** Start of DATA **

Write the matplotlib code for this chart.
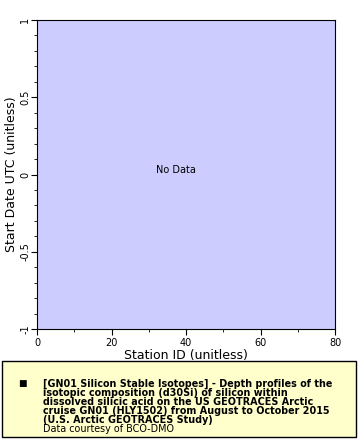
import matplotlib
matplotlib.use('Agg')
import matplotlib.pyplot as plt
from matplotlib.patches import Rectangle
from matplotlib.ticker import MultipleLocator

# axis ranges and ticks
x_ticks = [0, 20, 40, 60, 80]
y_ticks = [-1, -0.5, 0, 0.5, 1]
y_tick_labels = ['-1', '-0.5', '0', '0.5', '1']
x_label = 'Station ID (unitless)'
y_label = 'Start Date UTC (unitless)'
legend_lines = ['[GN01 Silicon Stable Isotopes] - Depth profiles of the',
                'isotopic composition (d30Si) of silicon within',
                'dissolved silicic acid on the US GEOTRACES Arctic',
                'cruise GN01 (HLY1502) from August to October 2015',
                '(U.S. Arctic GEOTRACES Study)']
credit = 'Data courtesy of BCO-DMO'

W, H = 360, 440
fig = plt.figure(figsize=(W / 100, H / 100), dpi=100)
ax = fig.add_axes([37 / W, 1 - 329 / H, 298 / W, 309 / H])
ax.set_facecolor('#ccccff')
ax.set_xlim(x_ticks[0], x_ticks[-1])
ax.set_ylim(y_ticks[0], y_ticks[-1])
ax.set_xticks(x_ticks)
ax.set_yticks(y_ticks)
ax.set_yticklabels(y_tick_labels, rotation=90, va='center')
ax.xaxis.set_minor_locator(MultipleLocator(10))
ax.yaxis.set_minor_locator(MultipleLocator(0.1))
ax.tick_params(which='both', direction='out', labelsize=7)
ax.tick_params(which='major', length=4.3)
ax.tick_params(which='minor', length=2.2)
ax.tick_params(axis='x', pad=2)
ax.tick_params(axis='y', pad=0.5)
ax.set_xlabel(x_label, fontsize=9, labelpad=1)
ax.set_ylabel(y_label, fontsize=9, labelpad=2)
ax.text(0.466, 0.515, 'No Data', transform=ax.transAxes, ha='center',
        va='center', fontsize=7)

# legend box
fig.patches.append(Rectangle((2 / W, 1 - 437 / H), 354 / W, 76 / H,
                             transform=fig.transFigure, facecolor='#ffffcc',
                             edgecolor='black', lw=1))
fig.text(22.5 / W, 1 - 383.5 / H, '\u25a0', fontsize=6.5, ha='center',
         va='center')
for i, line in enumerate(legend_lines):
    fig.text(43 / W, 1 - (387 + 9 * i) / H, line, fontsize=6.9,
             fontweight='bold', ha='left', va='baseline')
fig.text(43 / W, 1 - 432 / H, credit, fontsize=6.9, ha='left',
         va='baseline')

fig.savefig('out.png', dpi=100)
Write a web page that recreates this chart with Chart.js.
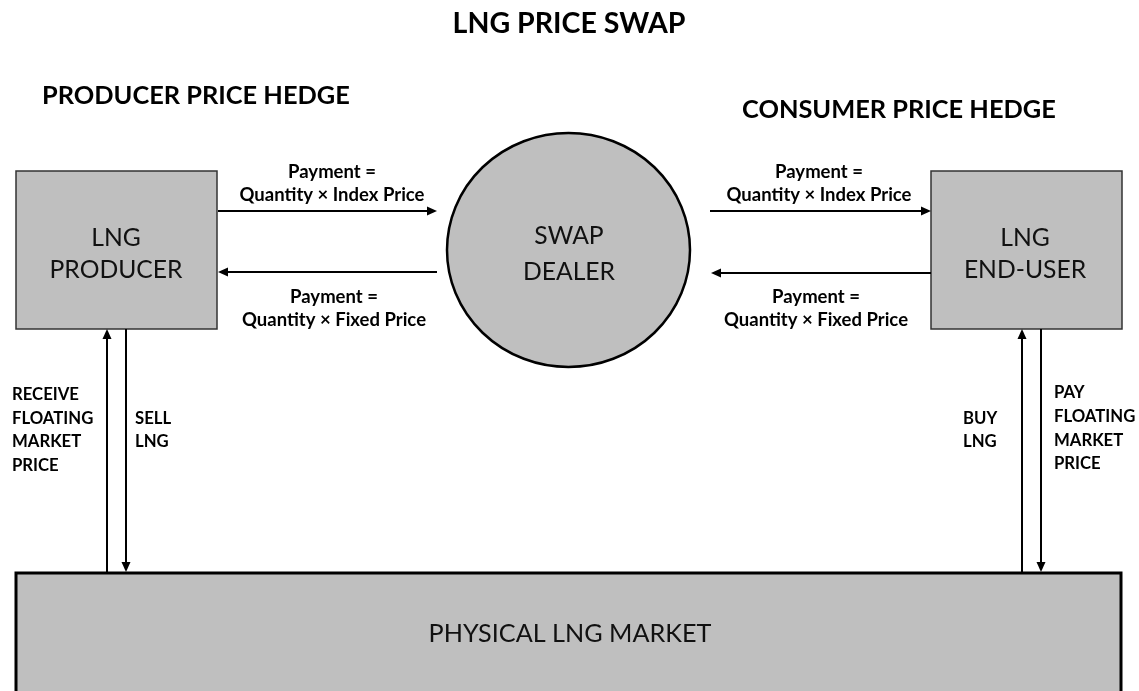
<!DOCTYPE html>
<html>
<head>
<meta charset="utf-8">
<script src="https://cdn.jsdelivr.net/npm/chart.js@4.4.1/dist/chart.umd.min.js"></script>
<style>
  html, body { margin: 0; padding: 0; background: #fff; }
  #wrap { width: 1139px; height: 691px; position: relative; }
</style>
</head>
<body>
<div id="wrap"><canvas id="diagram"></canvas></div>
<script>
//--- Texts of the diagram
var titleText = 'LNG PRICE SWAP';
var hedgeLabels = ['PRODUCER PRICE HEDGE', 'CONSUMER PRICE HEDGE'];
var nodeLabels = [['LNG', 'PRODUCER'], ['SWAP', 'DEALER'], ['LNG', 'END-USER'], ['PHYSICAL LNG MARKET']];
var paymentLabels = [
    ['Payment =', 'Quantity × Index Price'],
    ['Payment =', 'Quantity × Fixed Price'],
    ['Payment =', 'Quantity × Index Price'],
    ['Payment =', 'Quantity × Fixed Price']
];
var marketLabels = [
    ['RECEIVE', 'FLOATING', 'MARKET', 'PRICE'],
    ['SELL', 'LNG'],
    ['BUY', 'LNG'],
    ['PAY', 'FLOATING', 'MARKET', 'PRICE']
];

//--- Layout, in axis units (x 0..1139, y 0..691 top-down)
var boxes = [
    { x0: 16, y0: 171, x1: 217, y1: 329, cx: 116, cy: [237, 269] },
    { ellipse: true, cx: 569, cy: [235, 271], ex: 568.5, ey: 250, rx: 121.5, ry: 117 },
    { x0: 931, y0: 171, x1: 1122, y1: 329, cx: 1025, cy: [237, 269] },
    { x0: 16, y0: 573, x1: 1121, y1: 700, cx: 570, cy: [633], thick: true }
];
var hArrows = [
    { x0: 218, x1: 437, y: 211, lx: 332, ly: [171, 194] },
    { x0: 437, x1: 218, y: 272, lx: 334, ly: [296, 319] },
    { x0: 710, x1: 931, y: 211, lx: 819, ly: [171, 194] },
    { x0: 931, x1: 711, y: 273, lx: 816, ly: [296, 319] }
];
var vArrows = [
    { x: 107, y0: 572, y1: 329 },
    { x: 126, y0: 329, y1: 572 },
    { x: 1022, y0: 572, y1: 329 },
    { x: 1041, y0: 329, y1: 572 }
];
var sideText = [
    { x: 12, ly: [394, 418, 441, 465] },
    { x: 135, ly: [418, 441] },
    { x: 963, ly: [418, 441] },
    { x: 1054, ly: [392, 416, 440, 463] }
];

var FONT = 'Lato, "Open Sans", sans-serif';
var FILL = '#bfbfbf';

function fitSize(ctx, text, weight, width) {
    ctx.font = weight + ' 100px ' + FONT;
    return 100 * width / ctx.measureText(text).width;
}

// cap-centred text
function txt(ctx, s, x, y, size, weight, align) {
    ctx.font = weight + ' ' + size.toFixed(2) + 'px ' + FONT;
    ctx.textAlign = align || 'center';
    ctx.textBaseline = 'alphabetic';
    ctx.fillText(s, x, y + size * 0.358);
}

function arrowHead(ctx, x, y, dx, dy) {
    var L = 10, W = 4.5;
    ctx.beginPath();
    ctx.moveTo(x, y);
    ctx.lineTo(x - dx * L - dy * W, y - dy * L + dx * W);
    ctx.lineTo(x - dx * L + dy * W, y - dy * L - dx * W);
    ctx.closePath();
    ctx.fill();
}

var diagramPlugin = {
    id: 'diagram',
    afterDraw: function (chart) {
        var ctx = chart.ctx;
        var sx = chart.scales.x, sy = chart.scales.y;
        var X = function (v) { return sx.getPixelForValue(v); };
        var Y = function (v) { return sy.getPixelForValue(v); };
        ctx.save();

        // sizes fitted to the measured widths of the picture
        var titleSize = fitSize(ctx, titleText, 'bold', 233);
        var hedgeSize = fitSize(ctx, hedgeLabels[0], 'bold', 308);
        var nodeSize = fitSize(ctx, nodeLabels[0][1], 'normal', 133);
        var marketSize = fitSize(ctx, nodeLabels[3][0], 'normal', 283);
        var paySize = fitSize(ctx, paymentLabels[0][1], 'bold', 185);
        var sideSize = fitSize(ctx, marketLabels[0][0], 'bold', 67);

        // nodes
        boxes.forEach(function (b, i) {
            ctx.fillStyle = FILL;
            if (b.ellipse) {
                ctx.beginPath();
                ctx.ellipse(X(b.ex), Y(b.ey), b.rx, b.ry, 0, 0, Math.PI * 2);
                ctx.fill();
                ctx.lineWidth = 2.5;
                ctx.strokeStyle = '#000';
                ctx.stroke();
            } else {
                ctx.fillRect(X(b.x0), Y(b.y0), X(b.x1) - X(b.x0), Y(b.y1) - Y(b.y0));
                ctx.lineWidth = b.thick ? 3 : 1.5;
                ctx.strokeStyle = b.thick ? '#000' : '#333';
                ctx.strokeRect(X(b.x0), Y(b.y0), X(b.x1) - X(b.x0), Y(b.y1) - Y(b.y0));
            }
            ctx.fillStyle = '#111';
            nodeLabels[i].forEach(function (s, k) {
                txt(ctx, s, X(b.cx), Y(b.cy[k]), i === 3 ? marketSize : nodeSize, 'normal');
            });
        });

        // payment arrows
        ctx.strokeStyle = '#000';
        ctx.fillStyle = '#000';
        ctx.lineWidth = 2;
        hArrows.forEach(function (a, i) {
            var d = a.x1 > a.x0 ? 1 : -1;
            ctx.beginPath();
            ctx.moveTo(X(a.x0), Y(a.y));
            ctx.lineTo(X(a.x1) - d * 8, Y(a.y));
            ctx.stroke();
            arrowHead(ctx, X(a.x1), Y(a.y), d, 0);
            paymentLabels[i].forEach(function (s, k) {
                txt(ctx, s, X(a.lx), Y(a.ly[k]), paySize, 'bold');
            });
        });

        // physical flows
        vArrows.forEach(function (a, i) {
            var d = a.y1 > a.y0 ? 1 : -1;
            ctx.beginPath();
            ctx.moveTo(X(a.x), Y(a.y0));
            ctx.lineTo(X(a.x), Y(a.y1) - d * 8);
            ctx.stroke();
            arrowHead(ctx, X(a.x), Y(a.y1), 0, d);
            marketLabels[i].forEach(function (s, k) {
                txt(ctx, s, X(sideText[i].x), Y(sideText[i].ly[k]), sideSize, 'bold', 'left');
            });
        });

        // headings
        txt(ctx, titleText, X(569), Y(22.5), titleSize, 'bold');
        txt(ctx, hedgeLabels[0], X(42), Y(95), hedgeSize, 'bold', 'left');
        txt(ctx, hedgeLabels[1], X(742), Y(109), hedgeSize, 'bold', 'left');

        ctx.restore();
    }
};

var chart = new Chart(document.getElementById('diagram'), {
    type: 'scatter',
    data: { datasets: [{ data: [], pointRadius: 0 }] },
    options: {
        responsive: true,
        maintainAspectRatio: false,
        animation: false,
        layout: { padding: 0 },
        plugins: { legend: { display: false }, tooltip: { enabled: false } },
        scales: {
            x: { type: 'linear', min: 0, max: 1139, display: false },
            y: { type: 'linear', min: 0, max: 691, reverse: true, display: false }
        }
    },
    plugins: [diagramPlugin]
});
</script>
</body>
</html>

** End of DATA **

* [EXERCISE GOAL] Up to and including the line containing "credit = 'Data courtesy of BCO-DMO'", repeat every line from the start of the data, but none of the pictures.

* [FULL OUTPUT]
Write the matplotlib code for this chart.
import matplotlib
matplotlib.use('Agg')
import matplotlib.pyplot as plt
from matplotlib.patches import Rectangle
from matplotlib.ticker import MultipleLocator

# axis ranges and ticks
x_ticks = [0, 20, 40, 60, 80]
y_ticks = [-1, -0.5, 0, 0.5, 1]
y_tick_labels = ['-1', '-0.5', '0', '0.5', '1']
x_label = 'Station ID (unitless)'
y_label = 'Start Date UTC (unitless)'
legend_lines = ['[GN01 Silicon Stable Isotopes] - Depth profiles of the',
                'isotopic composition (d30Si) of silicon within',
                'dissolved silicic acid on the US GEOTRACES Arctic',
                'cruise GN01 (HLY1502) from August to October 2015',
                '(U.S. Arctic GEOTRACES Study)']
credit = 'Data courtesy of BCO-DMO'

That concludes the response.